Because of Brexit, the UK and the EU reached a transition agreement at the end of 2020. This included six months for the UK and EU to reach an agreement about data privacy flows. The deadline approached, and the EU decision was made just in time (the UK had already issued its own adequacy decision regarding data going to the EU). Had it not been made, one estimate was that UK businesses would face immediate compliance costs of about 1.6 billion pounds, aside from other costs. So, UK businesses can rest easy – for a time. According to Kim Walker, a leading UK privacy attorney at the firm of Shakespeare Martineau, 11% of global data flows through the UK, and 70% of UK data flows through the EU.

Why the last-minute timing and why the unusual temporary grant of an adequacy decision? The answer lies in the same surveillance issues that restrict data flows between the EU and the United States. Without a comprehensive and protective federal personal data privacy law, the United States is unlikely to receive an adequacy decision from the EU indefinitely. The EU is particularly skeptical of mass surveillance by U.S. authorities. The British mass surveillance system is not that different from the American approach to how and when public authorities can access private personal information. The EU is concerned that by granting adequacy to the UK, this could create a back door for the UK to grant unrestricted data flow to the United States, thus undermining Europe’s basic GDPR approach to restricting data flows that may disrupt the protections of personal privacy at the heart of GDPR.

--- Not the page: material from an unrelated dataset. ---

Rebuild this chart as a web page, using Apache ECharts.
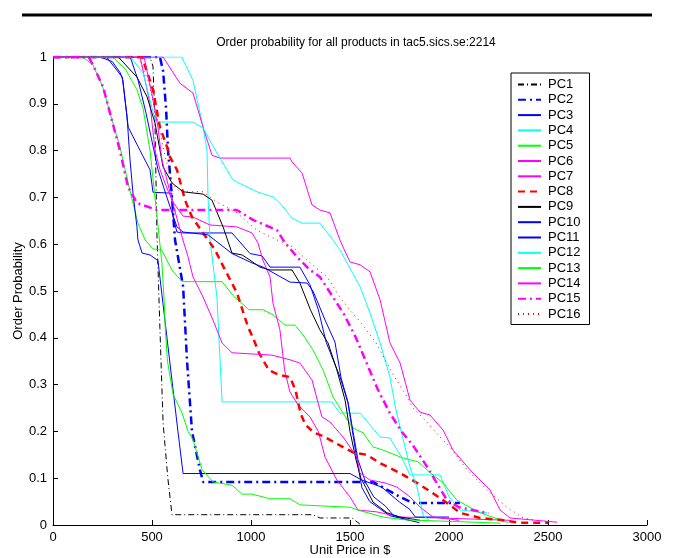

The UK is keen to escape control by the EU Court of Human Rights. That court has over-ridden U.S./EU Commission safe harbor and other measures through two “Schrems” decisions that agreed with an Austrian privacy crusader about data flows between EU and U.S. business. The EU is suspicious that the UK will seek an agreement with the U.S. on a bilateral trade agreement and, in that connection, will sacrifice GDPR standards in the bargaining. Hence, the 4-year limitation in the adequacy grant.

What practical impacts? Kim Walker provided some suggestions at a July 1 event of PrivacyRules, a global alliance of tech and law firms. www.privacyrules.com. U.S. businesses should not assume that a back door is now opened to get EU data from the UK that it could not get directly from EU sources. UK business should be extremely cautious in providing to sources outside of the EU data that is not consistent with GDPR regulation (along with Switzerland and other countries considered adequate by the EU). It is probably that Mr. Schrems or another privacy advocate or organization will challenge in the EU Court of Human Rights the UK adequacy decision, at a minimum to establish that no UK business that obtains EU data can simply send it off to other countries without concern. For businesses in countries not considered adequate by the EU, their choices can include entering a negotiated system (like the Privacy Shield Framework of the U.S., EU and Switzerland) or using Standard Contractual Clauses prescribed by the EU for business compliance with GDPR standards.

This unfolding clash of national and supranational systems shows that the world is far behind the flow of data. The internet faces splintering, the rise of national data walls, increased compliance costs for businesses dealing with global data flows, the uncertainty from us all about the very meaning of our privacy in a world of digital data.